DAVID SHEARER: To minimise disruption to the Palestinians, what Israel has done is dig a series of tunnels under their roads so the Palestinians can move to one area to another. Now the problem with that, obviously, is that, before, they had free movement, up and down, and now, suddenly, they have to all be funnelled through a tunnel in their own area, in their own land, to go through to the other side. And that creates an enormous inconvenience, cost, hassle, everything else, and basically compartmentalises communities of Palestinians in groups divided by roads they are not allowed to travel on.

The town of Qalqiliya is a case in point. It lies within the occupied West Bank, but the security wall protecting a nearby Jewish settlement, and the Israeli army checkpoint on the road into town, have left it isolated. In a taste of what the future holds, the Israelis have built a tunnel under the Israeli-only road, linking Qalqiliya with nearby Habla.
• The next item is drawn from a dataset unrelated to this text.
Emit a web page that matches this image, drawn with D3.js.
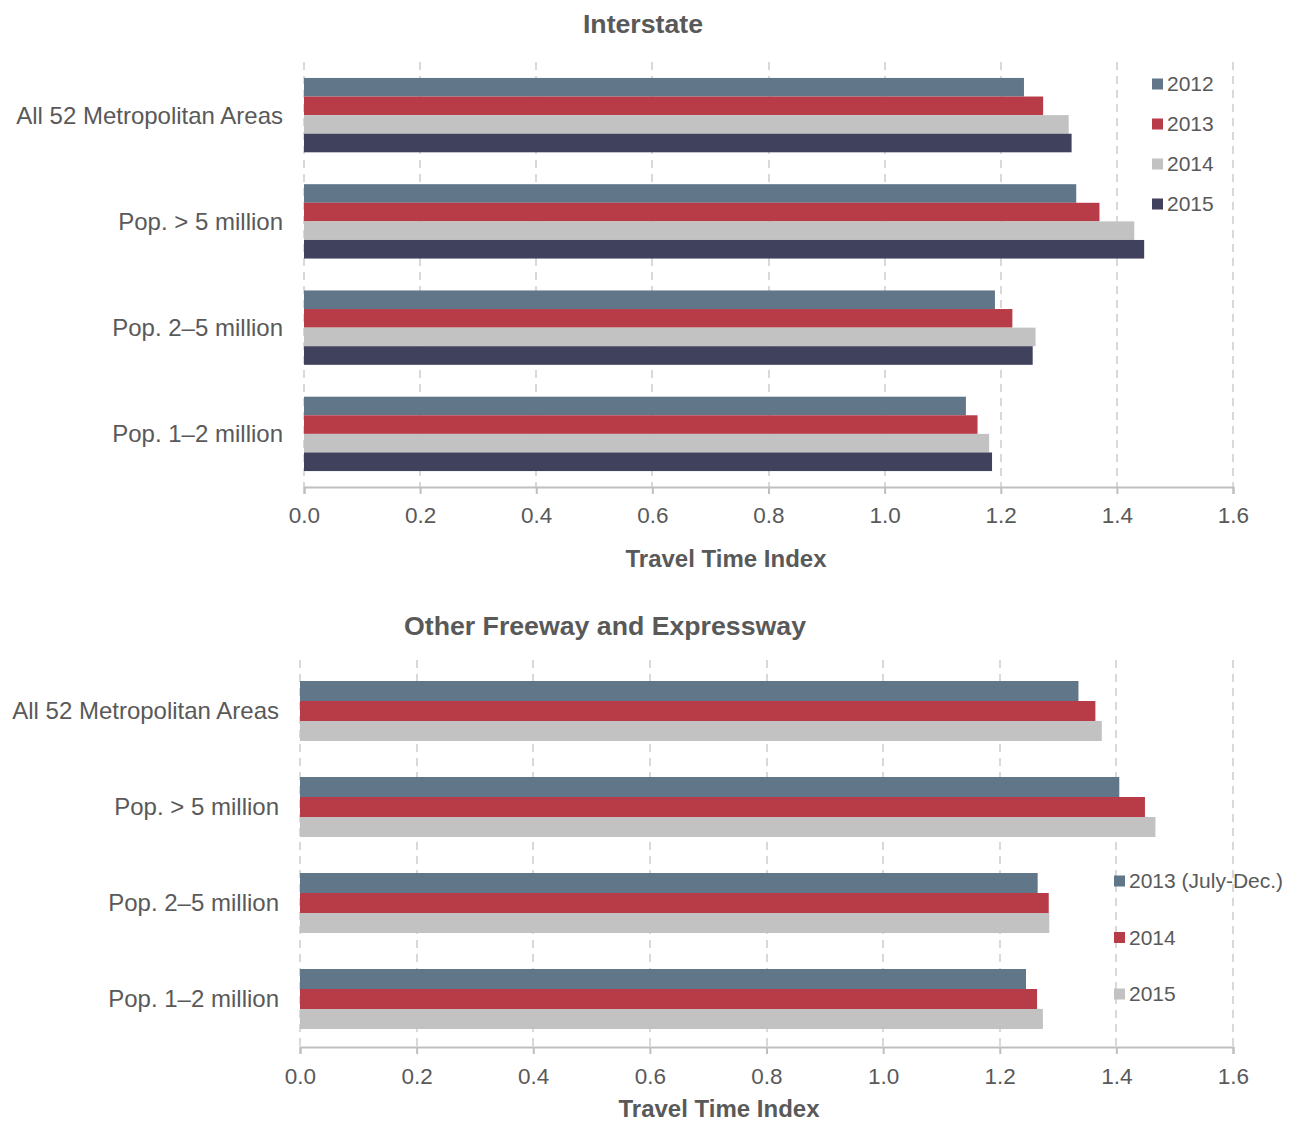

What we've got here, running along the top, this way, is an Israeli-only road, flanked by a couple of patrol roads. It joins Israel proper, over there, to an Israeli settlement up on the West Bank behind me. And running down this way, through a series of tunnels, is a Palestinian-only road, joining two Palestinian enclaves. Now it's possible that, if Israel imposes a 2-state solution, the border here won't be a clear line on the map - up the top will be Israel, down the bottom will be Palestine.
Drive through the tunnel and it seems almost a workable solution - that is, until the Israeli army arrives. Without warning, it sets up a checkpoint, checking Palestinian papers one-by-one. At last count, there are some 300 permanent army checkpoints on the West Bank - on any given day, there are dozens more like this. Traffic soon backs up. Rather than ensuring free movement, the tunnel is funnelling Palestinians through the checkpoint. Any time it likes, the Israeli military can shut the tunnel down.
With my own car blocked in, I walk into the neighbouring citrus farm. Here I meet Jamal, pruning his trees. He takes me up to the security fence to show me the land the Israelis have taken.

JAMAL: It was from here, to that tree over there, that big one.

REPORTER: Over beyond the razor wire there?

JAMAL: Yeah.

Jamal has lost several hectares of land but says the tunnel has provided few benefits.

JAMAL: Nothing changed, you know. It's maybe worse. You make a tunnel for me, why are you coming inside it and looking for our papers, instead of saying this is ours and this is yours. You put a wall down there and say this is ours, this is yours. Before Israel used to say all this whole country is ours. Now they put everyone in a small zoo. This is for cows, this is for donkeys this is for horses, you know.

Back on the road, the checkpoint is still there, even though the tunnel simply links one Palestinian area with another. For Hamas, the militant group which recently won the Palestinian elections, the disengagement plan is unacceptable. Spokesman Sami Abu Zuri says it will lead to more violence, not less.

SAMI ABU ZURI, (Translation): Of course, unilateral solutions and imposing a 'fait accompli' mean a continuation of the struggle, not an end to it. If the legal effort is futile and the international community fails to stop the building of the wall then yes, we'll have no choice but to use force.

LIOR CHOREV: The Palestinians have to understand, they will lose every national asset they have today if they keep on supporting and sponsoring terrorism, if they don't recognise the state of Israel. They're losing, already, crucial assets for themselves in terms of their national aspirations and they will continue to do so if they don't respect to what the international community is demanding of them.

REPORTER: So there is a punitive element to this?

LIOR CHOREV: Of course.

In Israel, maps are being drawn, plans are being made. Ehud Olmert wants the wall finished within a year, the settlers withdrawn within two and final borders declared within four. But in attempting to impose peace, Israel risks perpetuating conflict.